Tetangga adalah saudara paling dekat, jika ada masalah yang menimpa kita merekalah orang pertama yang tahu dan akan memberikan pertolongan, ketika ada musibah dan lain sebagainya mereka juga yang akan lebih tahu dan segera mendatangi kita.
Demikian halnya dengan Malaysia mereka adalah negara tetangga yang dekat dengan kita. Bila ada persoalan merekalah negara pertama yang akan kita mintai pertolongan, jika ada masalah yang menimpa masyarakat di perbatasan mereka juga negara pertama yang akan memberikan pertolongan.
Kita lihat saja, berapa ribu orang Indonesia yang mengadu nasib di Malaysia, apakah itu bekerja sebagai TKI, berdagang, pelayanan jasa atau bahkan menjual hasil bumi ke negara tersebut. Sedangkan bagi PLN Kalbar, keberadaan Malaysia juga amat dibutuhkan terutama untuk pemenuhan kebutuhan listrik yang hingga kini masih defisit di Kalbar.

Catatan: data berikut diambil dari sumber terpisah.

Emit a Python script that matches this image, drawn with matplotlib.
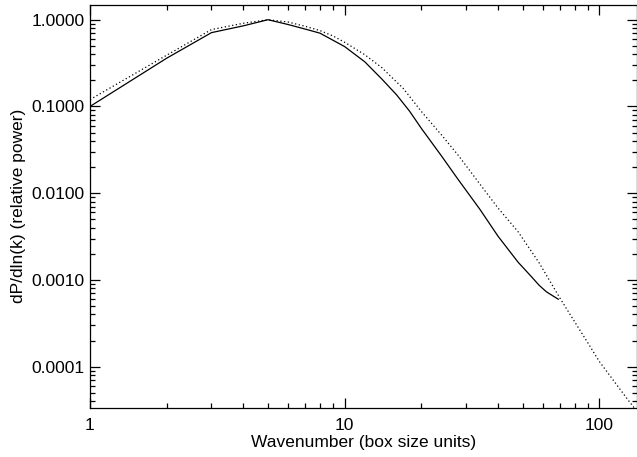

PLN Kalbar akan membeli setrum dari negara pembuat film Upin dan Ipin itu, kini proses kerjasama sudah dibangun, PLN berjanji ketika PLN dari Malaysia sudah terkoneksi, maka byar pet yang sering terjadi hampir setiap hari tak bakal terulang kembali.
Manajer Area Pelayanan dan Distribusi Pelanggan (APDP) PLN Wilayah Kalbar, Ricky Cahya menuturkan pada awal Februari nanti daya listrik yang dibeli dari perusahaan listrik Syarikat Sarawak Electrical Supply Corporation (Sesco) Berhad (Bhd) akan masuk kedalam sistem guna melayani pelanggan PLN Kalbar. (http://pontianak.tribunnews.com/2016/01/15/pln-kalbar-beli-listrik-sarawak)
Mau tidak mau, suka tidak suka, kendatipun sering berselisih paham akibat klaim pulau dan hasil karya anak bangsa, bagaimanapun Malaysia adalah tetangga kita, tetangga yang telah memberikan manfaat banyak bagi masyarakat di sekitarnya.
Jika anda tidak percaya lihatlah beberapa daerah yang ada di perbatasan Malaysia, seperti Entikong Sanggau, Aruk Sambas, Sintang, Bengkayang dan Kapuas Hulu, dan beberapa daerah lain di Indonesia yang berbatasan langsung dengan Malaysia. Percaya atau tidak hampir sebagian besar mereka mengandalkan hidup dari sana. Bahkan ada beberapa diantara anak Indonesia yang bersekolah di Malaysia. Soal perut mereka boleh mengandalkan Malaysia, namun nasionalisme jangan pernah ragukan mereka.
Kenapa warga perbatasan menggantungkan hidupnya dengan Malaysia? Karena akses jalan menuju negara tersebut lebih dekat ketimbang ke ibu kota kecamatan. Mungkin jika harus ke kecamatan mereka membutuhkan waktu sampai 7 atau 8 jam, sedangkan ke Malaysia hanya 2 jam. Belum lagi potensi ekonomi di Malaysia yang lebih menjanjikan ketimbang di Indonesia.
Memang ada beberapa hal yang terkadang membuat iri masyarakat di perbatasan. Di Indonesia kondisi jalannya masih buruk, pembangunan yang dilakukan tak sebanding dengan daerah lain di Jawa, sementara hanya beberapa meter kedepan jalan di Malaysia mulus dan licin. Daerahnya bersih.
Namun tengoklah reaksi lebay masyarakat diperkotaan sana, yang merasa paling nasionalis ketika ada sedikit gejolak yang terjadi dengan Malaysia. Padahal gejolak tersebut sengaja diciptakan kalangan parlemen dan pemangku kebjikan, sementara orang-orang perbatasan tetap saja anteng adem dan ayem.